##### Given information

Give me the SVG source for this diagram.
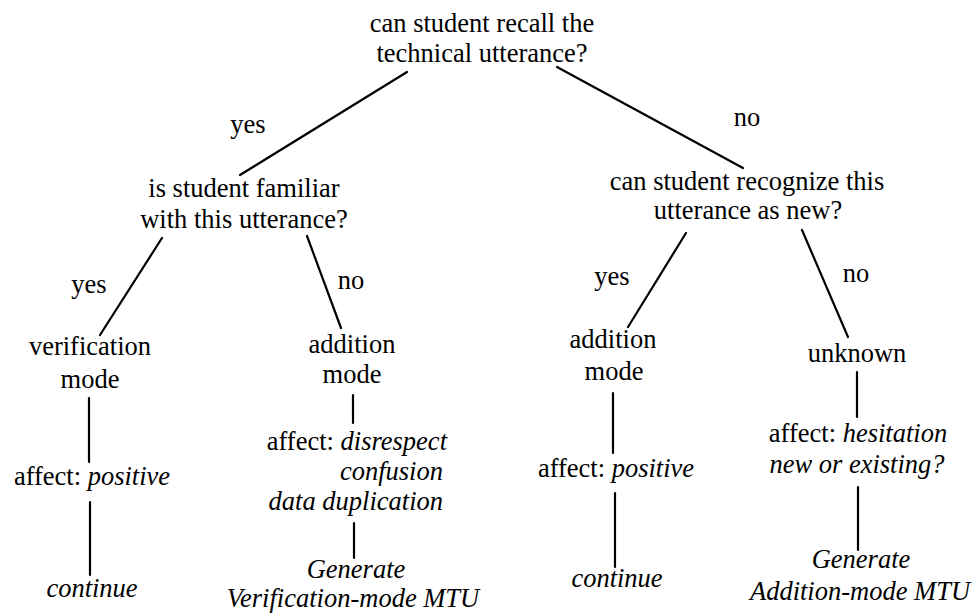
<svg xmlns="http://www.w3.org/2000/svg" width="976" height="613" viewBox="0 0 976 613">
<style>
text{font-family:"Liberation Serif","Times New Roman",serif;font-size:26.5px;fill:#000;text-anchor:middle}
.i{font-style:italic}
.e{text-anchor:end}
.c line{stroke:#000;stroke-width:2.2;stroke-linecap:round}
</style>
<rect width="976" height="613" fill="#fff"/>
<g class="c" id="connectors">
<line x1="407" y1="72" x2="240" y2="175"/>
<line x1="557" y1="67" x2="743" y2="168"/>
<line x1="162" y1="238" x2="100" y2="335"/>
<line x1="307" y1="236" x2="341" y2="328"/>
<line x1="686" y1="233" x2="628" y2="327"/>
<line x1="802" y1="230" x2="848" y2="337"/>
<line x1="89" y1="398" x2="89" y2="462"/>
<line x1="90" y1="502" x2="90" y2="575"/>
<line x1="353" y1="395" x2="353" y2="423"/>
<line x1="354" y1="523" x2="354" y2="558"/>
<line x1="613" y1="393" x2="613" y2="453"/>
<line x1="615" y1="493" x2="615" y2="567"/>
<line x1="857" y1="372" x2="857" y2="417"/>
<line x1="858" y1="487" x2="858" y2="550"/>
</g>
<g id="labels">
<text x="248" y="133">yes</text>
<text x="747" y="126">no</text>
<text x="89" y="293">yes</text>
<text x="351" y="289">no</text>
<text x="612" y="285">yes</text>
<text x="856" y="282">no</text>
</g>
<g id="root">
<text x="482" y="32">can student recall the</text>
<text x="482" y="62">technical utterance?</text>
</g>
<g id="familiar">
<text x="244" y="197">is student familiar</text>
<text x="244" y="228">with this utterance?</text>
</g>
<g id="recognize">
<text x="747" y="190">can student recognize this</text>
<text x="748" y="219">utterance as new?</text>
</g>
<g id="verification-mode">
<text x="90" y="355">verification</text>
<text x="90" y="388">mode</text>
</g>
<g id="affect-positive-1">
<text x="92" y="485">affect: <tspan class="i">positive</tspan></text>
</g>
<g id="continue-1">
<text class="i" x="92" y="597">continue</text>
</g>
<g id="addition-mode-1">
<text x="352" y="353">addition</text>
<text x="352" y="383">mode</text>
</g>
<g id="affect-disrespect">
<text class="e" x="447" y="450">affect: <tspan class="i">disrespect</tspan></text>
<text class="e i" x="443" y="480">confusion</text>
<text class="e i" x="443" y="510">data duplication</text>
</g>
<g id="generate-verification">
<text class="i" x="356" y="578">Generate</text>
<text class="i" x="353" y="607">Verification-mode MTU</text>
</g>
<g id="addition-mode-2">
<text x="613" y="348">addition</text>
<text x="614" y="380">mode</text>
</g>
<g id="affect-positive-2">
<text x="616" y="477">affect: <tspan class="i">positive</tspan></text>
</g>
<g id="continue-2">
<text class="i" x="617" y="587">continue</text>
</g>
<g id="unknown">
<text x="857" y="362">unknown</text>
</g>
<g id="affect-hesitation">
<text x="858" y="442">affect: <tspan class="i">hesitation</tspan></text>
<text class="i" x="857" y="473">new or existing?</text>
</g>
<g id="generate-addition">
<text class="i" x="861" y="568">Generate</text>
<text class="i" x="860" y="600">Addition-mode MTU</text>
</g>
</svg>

##########

Description of the task
Do not copy the pictures, but repeat every line exactly.

Output of the task
Give me the SVG source for this diagram.
<svg xmlns="http://www.w3.org/2000/svg" width="976" height="613" viewBox="0 0 976 613">
<style>
text{font-family:"Liberation Serif","Times New Roman",serif;font-size:26.5px;fill:#000;text-anchor:middle}
.i{font-style:italic}
.e{text-anchor:end}
.c line{stroke:#000;stroke-width:2.2;stroke-linecap:round}
</style>
<rect width="976" height="613" fill="#fff"/>
<g class="c" id="connectors">
<line x1="407" y1="72" x2="240" y2="175"/>
<line x1="557" y1="67" x2="743" y2="168"/>
<line x1="162" y1="238" x2="100" y2="335"/>
<line x1="307" y1="236" x2="341" y2="328"/>
<line x1="686" y1="233" x2="628" y2="327"/>
<line x1="802" y1="230" x2="848" y2="337"/>
<line x1="89" y1="398" x2="89" y2="462"/>
<line x1="90" y1="502" x2="90" y2="575"/>
<line x1="353" y1="395" x2="353" y2="423"/>
<line x1="354" y1="523" x2="354" y2="558"/>
<line x1="613" y1="393" x2="613" y2="453"/>
<line x1="615" y1="493" x2="615" y2="567"/>
<line x1="857" y1="372" x2="857" y2="417"/>
<line x1="858" y1="487" x2="858" y2="550"/>
</g>
<g id="labels">
<text x="248" y="133">yes</text>
<text x="747" y="126">no</text>
<text x="89" y="293">yes</text>
<text x="351" y="289">no</text>
<text x="612" y="285">yes</text>
<text x="856" y="282">no</text>
</g>
<g id="root">
<text x="482" y="32">can student recall the</text>
<text x="482" y="62">technical utterance?</text>
</g>
<g id="familiar">
<text x="244" y="197">is student familiar</text>
<text x="244" y="228">with this utterance?</text>
</g>
<g id="recognize">
<text x="747" y="190">can student recognize this</text>
<text x="748" y="219">utterance as new?</text>
</g>
<g id="verification-mode">
<text x="90" y="355">verification</text>
<text x="90" y="388">mode</text>
</g>
<g id="affect-positive-1">
<text x="92" y="485">affect: <tspan class="i">positive</tspan></text>
</g>
<g id="continue-1">
<text class="i" x="92" y="597">continue</text>
</g>
<g id="addition-mode-1">
<text x="352" y="353">addition</text>
<text x="352" y="383">mode</text>
</g>
<g id="affect-disrespect">
<text class="e" x="447" y="450">affect: <tspan class="i">disrespect</tspan></text>
<text class="e i" x="443" y="480">confusion</text>
<text class="e i" x="443" y="510">data duplication</text>
</g>
<g id="generate-verification">
<text class="i" x="356" y="578">Generate</text>
<text class="i" x="353" y="607">Verification-mode MTU</text>
</g>
<g id="addition-mode-2">
<text x="613" y="348">addition</text>
<text x="614" y="380">mode</text>
</g>
<g id="affect-positive-2">
<text x="616" y="477">affect: <tspan class="i">positive</tspan></text>
</g>
<g id="continue-2">
<text class="i" x="617" y="587">continue</text>
</g>
<g id="unknown">
<text x="857" y="362">unknown</text>
</g>
<g id="affect-hesitation">
<text x="858" y="442">affect: <tspan class="i">hesitation</tspan></text>
<text class="i" x="857" y="473">new or existing?</text>
</g>
<g id="generate-addition">
<text class="i" x="861" y="568">Generate</text>
<text class="i" x="860" y="600">Addition-mode MTU</text>
</g>
</svg>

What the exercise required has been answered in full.